Armando Rodriguez Santos
FINCA LOS AMATES STORY
A family decision, the recommendation of a friend involved in coffee cultivation, but a plot of land available, led Armando to get into coffee farming. Since then, he and his family have spent 10 years learning about this crop and, 5 years ago, started focusing on producing quality coffee at his Finca Los Amates. The farm’s name refers to two Amate trees (Umbrella trees) that have been his land for many years and are therefore protected.
Amando says the farm makes him enormously proud. “Above all, I feel free when I work, and it’s satisfying to see the plantation full of crops, hoping to harvest the fruit every year while receiving remuneration. Today, I’m the representative and administrator of the farm. Still, the entire agronomic management is in the hands of my son Rudi Jovani. During harvest time, we hire people from the community to do certain tasks, and we work as a family the rest of the year.”

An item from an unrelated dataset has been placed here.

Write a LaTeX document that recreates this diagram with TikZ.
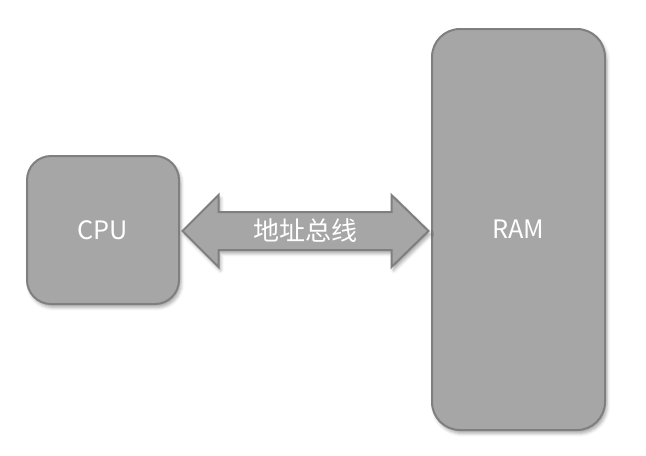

As for coffee processing, Armando and Rudi say it all starts with excellent selective picking. To process honey coffees, they first let the cherries ferment in clean bags for 72 hours (about 3 days), depending on the weather, which is possible due to the elevation and cold climate of the region where the farm is nestled. To remove the lower-density cherries, they also float the coffee. Washed coffees also undergo a 48-hour fermentation in cherry; then, the coffee is pulped and fermented in parchment paper for another 12 hours. The drying process is 100% on raised beds. On average, honey coffee takes 30 days to reach its optimal moisture level for storage, and washed coffee takes around 20 days. It is essential to mention that these drying times coincide with the climate in the region during the coffee season. Currently, the varieties grown on the farm are Pacas, 98%, and Cuscatleco, 2%.
In conclusion, Armando comments, “I hope you enjoy the coffee we produce in this blessed land and that you continue to support us so we can continue to produce specialty coffee.”